- Task statement -
Copy the full set of lines exactly as given.

-- start of Information supplied --

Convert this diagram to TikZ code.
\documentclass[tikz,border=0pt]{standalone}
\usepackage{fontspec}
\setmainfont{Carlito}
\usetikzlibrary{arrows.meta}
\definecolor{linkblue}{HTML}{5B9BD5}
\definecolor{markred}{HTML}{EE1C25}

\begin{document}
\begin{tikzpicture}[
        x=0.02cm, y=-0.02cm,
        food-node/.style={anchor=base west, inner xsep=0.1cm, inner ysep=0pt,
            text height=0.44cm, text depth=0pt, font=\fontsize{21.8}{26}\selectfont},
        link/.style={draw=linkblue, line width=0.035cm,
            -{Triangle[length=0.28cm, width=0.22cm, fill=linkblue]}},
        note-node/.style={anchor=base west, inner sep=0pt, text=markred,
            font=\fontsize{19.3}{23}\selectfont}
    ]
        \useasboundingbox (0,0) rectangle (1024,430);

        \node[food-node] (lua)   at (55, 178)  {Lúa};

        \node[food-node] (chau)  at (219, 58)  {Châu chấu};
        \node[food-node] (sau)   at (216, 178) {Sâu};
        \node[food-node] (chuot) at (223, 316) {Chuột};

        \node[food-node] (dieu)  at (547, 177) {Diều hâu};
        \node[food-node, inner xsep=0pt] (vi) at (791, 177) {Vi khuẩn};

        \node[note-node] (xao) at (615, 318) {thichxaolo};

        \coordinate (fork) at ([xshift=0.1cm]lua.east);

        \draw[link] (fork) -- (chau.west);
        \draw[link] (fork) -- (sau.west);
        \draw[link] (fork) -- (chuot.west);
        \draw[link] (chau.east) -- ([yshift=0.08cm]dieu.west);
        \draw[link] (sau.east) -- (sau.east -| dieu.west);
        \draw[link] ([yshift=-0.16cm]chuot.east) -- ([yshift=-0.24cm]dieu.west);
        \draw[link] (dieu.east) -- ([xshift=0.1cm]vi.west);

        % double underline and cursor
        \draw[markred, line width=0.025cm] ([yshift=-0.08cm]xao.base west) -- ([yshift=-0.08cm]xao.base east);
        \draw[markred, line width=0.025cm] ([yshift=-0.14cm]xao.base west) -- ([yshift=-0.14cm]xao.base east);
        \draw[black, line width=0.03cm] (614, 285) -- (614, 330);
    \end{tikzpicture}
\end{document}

-- end of Information supplied --

- The output -
Convert this diagram to TikZ code.
\documentclass[tikz,border=0pt]{standalone}
\usepackage{fontspec}
\setmainfont{Carlito}
\usetikzlibrary{arrows.meta}
\definecolor{linkblue}{HTML}{5B9BD5}
\definecolor{markred}{HTML}{EE1C25}

\begin{document}
\begin{tikzpicture}[
        x=0.02cm, y=-0.02cm,
        food-node/.style={anchor=base west, inner xsep=0.1cm, inner ysep=0pt,
            text height=0.44cm, text depth=0pt, font=\fontsize{21.8}{26}\selectfont},
        link/.style={draw=linkblue, line width=0.035cm,
            -{Triangle[length=0.28cm, width=0.22cm, fill=linkblue]}},
        note-node/.style={anchor=base west, inner sep=0pt, text=markred,
            font=\fontsize{19.3}{23}\selectfont}
    ]
        \useasboundingbox (0,0) rectangle (1024,430);

        \node[food-node] (lua)   at (55, 178)  {Lúa};

        \node[food-node] (chau)  at (219, 58)  {Châu chấu};
        \node[food-node] (sau)   at (216, 178) {Sâu};
        \node[food-node] (chuot) at (223, 316) {Chuột};

        \node[food-node] (dieu)  at (547, 177) {Diều hâu};
        \node[food-node, inner xsep=0pt] (vi) at (791, 177) {Vi khuẩn};

        \node[note-node] (xao) at (615, 318) {thichxaolo};

        \coordinate (fork) at ([xshift=0.1cm]lua.east);

        \draw[link] (fork) -- (chau.west);
        \draw[link] (fork) -- (sau.west);
        \draw[link] (fork) -- (chuot.west);
        \draw[link] (chau.east) -- ([yshift=0.08cm]dieu.west);
        \draw[link] (sau.east) -- (sau.east -| dieu.west);
        \draw[link] ([yshift=-0.16cm]chuot.east) -- ([yshift=-0.24cm]dieu.west);
        \draw[link] (dieu.east) -- ([xshift=0.1cm]vi.west);

        % double underline and cursor
        \draw[markred, line width=0.025cm] ([yshift=-0.08cm]xao.base west) -- ([yshift=-0.08cm]xao.base east);
        \draw[markred, line width=0.025cm] ([yshift=-0.14cm]xao.base west) -- ([yshift=-0.14cm]xao.base east);
        \draw[black, line width=0.03cm] (614, 285) -- (614, 330);
    \end{tikzpicture}
\end{document}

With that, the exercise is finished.